-- START --

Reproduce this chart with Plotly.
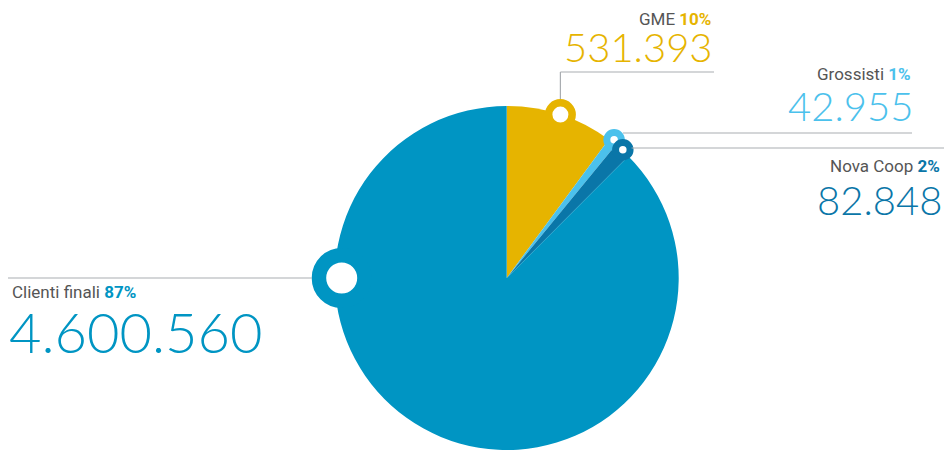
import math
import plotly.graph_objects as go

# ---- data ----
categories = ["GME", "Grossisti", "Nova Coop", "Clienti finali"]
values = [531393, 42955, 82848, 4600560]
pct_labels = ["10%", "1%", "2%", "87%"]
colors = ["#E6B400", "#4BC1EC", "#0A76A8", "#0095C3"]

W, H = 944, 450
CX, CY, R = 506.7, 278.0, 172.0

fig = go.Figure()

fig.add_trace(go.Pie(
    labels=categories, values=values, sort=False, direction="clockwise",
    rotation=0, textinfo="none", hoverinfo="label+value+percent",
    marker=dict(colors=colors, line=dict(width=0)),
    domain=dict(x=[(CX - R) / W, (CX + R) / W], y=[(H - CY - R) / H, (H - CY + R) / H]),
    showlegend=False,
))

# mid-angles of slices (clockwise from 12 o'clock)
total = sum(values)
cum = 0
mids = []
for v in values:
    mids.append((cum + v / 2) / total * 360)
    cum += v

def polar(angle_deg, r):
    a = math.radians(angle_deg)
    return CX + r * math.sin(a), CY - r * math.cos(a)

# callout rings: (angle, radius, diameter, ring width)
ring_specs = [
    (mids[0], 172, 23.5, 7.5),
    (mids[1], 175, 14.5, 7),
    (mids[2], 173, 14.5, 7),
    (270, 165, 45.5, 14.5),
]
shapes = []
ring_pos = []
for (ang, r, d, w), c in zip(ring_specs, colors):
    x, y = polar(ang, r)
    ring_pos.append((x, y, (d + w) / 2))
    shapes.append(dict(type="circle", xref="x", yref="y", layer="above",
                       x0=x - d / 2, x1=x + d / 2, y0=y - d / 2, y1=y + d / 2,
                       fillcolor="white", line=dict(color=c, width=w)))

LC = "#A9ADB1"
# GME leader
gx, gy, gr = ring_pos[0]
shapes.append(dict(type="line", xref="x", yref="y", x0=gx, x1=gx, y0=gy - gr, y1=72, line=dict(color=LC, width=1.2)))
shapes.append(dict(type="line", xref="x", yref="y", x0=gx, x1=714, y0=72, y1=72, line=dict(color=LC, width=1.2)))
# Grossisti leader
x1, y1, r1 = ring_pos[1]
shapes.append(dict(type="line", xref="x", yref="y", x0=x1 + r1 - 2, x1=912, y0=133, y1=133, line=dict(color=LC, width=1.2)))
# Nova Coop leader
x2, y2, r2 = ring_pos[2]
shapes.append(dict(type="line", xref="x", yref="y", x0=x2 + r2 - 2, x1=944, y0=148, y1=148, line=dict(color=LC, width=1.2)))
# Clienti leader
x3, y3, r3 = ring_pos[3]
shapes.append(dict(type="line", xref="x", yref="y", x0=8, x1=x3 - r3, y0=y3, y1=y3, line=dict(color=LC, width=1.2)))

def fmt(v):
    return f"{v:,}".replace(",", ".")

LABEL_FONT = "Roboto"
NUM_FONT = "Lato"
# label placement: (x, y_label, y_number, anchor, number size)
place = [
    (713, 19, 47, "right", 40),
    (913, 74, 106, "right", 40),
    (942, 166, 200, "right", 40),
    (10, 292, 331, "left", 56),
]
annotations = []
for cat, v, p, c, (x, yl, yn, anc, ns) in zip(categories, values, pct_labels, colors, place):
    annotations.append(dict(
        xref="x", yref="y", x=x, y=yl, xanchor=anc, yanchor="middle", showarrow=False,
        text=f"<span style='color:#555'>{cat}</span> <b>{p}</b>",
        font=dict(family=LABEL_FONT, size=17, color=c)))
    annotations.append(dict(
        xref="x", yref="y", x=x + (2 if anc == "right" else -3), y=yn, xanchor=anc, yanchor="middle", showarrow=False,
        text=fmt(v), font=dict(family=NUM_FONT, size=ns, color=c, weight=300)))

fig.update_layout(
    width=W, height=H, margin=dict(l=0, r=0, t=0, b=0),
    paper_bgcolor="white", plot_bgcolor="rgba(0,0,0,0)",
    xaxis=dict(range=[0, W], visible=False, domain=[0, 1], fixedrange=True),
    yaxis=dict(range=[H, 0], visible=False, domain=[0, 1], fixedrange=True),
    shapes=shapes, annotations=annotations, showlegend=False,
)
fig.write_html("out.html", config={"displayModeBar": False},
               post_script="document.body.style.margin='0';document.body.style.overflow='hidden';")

-- END --

Restate exactly, please, only the lines between the start of the data and the line containing "fig = go.Figure()", both ends included, skipping the pictures.

Reproduce this chart with Plotly.
import math
import plotly.graph_objects as go

# ---- data ----
categories = ["GME", "Grossisti", "Nova Coop", "Clienti finali"]
values = [531393, 42955, 82848, 4600560]
pct_labels = ["10%", "1%", "2%", "87%"]
colors = ["#E6B400", "#4BC1EC", "#0A76A8", "#0095C3"]

W, H = 944, 450
CX, CY, R = 506.7, 278.0, 172.0

fig = go.Figure()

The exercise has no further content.